2003 Fiscal Year Annual Research Report
クローニング分析による混合斑痕からのミトコンドリアDNA解析法に関する研究
Project/Area Number |
15590580
|
Research Institution | 宮崎医科大学 |
Principal Investigator |
瀬尾 泰久 宮崎大学, 医学部, 助教授 (80187830)
|
Co-Investigator(Kenkyū-buntansha) |
柿崎 英二 宮崎大学, 医学部, 助手 (70284833)
高見 恭成 宮崎大学, 医学部, 助教授 (80236356)
湯川 修弘 宮崎大学, 医学部, 教授 (30240154)
|
Keywords | 個人識別 / DNA多型 / ミトコンドリア / mtDNA / シークエンス / クローニング / PCR |
Research Abstract |
ミトコンドリアDNA(mtDNA)は環状2本鎖構造であり、その非コード領域には多数の点突然変異を有しているため、個人の識別に極めて有用である。
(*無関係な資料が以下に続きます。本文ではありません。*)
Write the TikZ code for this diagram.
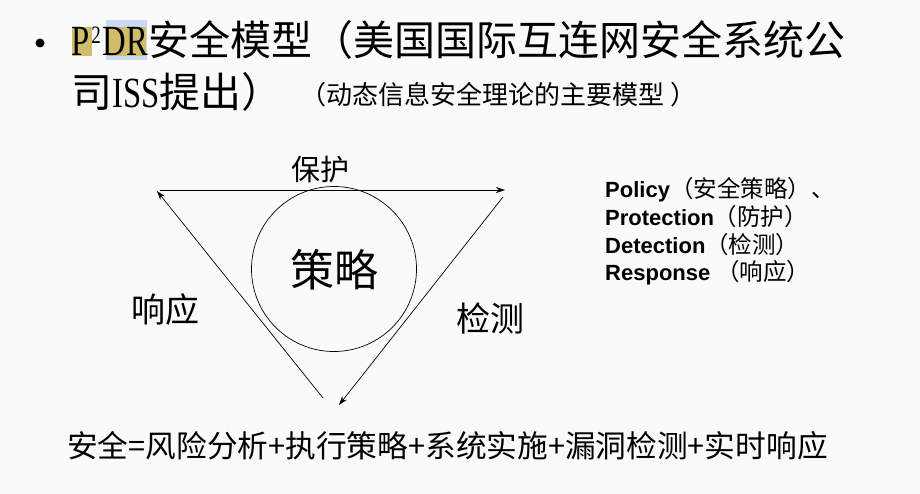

しかもmtDNAは、1細胞中に数百から時には数千コピーも存在するため、極微量な試料や陳旧なものからでも、PCR法とダイレクトシークエンス法を組み合わせた個人識別が可能である。また、相同染色体よりなる核DNAとは異なり、mtDNAのPCR産物は通常単一なmtDNA配列に由来する。従って、STR解析などでは分別が困難な混合斑痕の場合、mtDNAのPCR産物を大腸菌にクローニングすることによって、混入しているものを容易に識別することができる。本年度は、先ず、混合斑痕から抽出したDNAを用いて通常通りmtDNA型判定を行い、そのPCR産物を大腸菌にクローニングした後、コロニーPCR法とダイレクトシークエンス法を使って混入したmtDNA型判定が可能か否かについて検討した。その結果、混合斑痕を通常のmtDNA型判定法で判定した場合、個人間で変異の見られる箇所に重複したピークが複数観察され、シークエンスのエレクトロフェログラムを詳細に読み取ることによって混合斑痕か否かの鑑別が可能であったが、それがどのようなタイプを示すのか、また何人に由来するのかなどの識別は困難であった。次いで、得られたPCR産物をT-ベクターに組み込み、大腸菌にクローニングして、任意に約20クローンを選びシークエンス解析を行うと、混入したmtDNAのタイプと由来する人数の識別が可能であった。しかし、15〜20%のクローンでは、PCR増幅時に起こったと考えられるエラー配列を有していた。今後は、エラ率の少ないTaqポリメラーゼやPCRサイクル数などについての検討を行うつもりである。